**Exercise aim:**
From the opening line of the records through the line bearing "from bokeh.resources import INLINE", set down every line exactly.

---------- Supplied data

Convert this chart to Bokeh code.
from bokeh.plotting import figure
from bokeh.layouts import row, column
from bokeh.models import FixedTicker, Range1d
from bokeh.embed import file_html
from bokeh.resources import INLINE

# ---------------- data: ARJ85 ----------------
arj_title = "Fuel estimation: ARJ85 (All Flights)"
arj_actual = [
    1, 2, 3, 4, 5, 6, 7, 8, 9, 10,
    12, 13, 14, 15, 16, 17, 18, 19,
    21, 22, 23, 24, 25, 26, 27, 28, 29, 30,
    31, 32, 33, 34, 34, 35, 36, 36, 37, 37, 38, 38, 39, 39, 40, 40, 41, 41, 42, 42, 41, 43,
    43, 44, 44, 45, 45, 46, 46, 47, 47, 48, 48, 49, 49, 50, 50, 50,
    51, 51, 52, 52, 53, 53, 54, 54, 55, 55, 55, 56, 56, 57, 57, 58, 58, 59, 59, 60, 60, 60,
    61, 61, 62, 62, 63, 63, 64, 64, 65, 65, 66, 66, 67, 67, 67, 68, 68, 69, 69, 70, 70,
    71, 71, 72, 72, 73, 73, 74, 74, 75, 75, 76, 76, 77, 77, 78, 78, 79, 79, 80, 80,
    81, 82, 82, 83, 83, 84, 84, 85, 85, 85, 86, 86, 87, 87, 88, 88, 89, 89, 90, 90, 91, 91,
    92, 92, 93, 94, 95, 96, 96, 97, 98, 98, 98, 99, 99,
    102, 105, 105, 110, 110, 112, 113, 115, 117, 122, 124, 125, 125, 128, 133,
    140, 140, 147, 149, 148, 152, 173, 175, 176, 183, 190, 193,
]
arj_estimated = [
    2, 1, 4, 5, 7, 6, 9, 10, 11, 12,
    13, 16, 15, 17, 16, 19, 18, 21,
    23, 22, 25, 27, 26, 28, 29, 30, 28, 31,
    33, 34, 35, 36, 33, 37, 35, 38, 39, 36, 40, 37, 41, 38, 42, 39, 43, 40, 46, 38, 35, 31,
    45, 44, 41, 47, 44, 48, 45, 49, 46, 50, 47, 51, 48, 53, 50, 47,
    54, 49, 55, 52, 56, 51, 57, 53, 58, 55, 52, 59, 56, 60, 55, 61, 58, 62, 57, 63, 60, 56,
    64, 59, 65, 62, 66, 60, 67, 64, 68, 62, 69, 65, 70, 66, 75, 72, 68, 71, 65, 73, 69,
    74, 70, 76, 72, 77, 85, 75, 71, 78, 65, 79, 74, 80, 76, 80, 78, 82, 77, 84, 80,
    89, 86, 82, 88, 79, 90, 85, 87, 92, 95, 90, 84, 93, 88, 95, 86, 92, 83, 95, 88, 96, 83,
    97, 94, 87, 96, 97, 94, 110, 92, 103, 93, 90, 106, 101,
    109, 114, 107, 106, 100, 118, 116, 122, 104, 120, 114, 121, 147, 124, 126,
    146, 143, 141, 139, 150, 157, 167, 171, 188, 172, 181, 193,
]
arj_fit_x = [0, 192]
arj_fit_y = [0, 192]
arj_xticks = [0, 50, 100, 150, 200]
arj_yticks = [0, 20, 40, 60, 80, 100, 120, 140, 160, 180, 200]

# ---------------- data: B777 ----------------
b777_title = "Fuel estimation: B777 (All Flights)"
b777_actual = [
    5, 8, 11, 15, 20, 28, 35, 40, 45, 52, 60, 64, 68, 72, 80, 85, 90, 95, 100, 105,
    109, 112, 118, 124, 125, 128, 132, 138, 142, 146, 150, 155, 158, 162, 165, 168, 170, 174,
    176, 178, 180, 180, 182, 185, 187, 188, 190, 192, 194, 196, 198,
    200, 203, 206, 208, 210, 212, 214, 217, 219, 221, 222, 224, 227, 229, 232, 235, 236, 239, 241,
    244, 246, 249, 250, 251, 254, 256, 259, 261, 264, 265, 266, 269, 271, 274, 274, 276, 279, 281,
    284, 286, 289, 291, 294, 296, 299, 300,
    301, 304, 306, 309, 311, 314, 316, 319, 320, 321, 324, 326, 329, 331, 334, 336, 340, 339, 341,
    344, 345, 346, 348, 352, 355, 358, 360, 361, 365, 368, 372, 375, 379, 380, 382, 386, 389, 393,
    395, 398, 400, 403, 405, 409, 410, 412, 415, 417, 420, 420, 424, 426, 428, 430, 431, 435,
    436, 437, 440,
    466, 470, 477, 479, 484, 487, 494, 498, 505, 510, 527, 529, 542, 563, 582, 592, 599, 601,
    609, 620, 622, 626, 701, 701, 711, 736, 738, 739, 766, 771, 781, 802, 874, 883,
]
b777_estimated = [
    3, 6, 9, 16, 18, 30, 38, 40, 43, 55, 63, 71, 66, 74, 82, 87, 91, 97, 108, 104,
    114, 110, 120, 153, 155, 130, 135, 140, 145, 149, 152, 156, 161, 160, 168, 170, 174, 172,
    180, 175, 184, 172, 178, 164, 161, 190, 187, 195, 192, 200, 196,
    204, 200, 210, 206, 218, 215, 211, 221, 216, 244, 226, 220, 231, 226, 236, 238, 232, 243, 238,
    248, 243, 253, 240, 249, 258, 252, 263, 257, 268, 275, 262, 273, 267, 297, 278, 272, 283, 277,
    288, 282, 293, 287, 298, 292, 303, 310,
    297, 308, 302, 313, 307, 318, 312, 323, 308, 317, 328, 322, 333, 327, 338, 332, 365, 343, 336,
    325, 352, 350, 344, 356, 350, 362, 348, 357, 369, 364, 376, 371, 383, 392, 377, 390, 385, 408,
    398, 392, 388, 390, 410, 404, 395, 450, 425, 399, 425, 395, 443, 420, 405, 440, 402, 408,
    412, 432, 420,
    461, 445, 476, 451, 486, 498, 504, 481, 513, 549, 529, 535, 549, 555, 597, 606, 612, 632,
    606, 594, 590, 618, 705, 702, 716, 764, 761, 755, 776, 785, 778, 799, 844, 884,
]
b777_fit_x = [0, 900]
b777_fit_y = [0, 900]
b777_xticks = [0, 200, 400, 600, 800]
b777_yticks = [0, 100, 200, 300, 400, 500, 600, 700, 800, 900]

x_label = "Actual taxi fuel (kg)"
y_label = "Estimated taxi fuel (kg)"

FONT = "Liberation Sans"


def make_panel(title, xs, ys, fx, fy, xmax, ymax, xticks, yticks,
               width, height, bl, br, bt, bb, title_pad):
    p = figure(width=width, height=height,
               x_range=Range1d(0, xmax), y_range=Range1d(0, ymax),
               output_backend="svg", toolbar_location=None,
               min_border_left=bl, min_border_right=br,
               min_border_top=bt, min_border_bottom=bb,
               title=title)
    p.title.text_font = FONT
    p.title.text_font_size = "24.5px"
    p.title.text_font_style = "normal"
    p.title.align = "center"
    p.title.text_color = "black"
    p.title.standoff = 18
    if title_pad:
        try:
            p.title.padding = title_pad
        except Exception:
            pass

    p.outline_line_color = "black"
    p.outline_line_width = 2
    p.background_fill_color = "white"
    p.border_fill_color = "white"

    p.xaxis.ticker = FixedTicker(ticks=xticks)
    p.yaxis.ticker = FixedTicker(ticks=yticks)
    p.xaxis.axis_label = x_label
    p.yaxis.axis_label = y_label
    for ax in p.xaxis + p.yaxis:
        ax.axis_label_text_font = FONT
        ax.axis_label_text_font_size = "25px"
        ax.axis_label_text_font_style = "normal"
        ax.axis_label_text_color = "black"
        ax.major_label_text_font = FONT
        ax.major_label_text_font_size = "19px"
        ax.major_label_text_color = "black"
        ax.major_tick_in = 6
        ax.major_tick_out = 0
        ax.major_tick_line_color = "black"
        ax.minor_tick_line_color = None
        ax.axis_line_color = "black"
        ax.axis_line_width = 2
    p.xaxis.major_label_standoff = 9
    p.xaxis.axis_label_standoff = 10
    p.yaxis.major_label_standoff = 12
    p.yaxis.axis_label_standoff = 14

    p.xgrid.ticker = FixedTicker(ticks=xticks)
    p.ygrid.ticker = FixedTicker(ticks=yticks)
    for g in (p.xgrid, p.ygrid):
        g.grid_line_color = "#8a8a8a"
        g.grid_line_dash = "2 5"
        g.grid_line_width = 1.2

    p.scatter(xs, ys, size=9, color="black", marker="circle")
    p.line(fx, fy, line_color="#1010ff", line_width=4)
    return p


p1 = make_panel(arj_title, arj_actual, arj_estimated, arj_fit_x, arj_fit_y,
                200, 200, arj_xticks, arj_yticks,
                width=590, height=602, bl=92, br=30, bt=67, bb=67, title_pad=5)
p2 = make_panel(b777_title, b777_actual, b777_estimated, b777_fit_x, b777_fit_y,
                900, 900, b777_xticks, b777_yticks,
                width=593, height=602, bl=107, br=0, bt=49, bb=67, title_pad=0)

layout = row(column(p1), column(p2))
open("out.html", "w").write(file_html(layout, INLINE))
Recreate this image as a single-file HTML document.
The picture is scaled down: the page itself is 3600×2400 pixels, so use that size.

--------------------

**Reply to the task:**
Convert this chart to Bokeh code.
from bokeh.plotting import figure
from bokeh.layouts import row, column
from bokeh.models import FixedTicker, Range1d
from bokeh.embed import file_html
from bokeh.resources import INLINE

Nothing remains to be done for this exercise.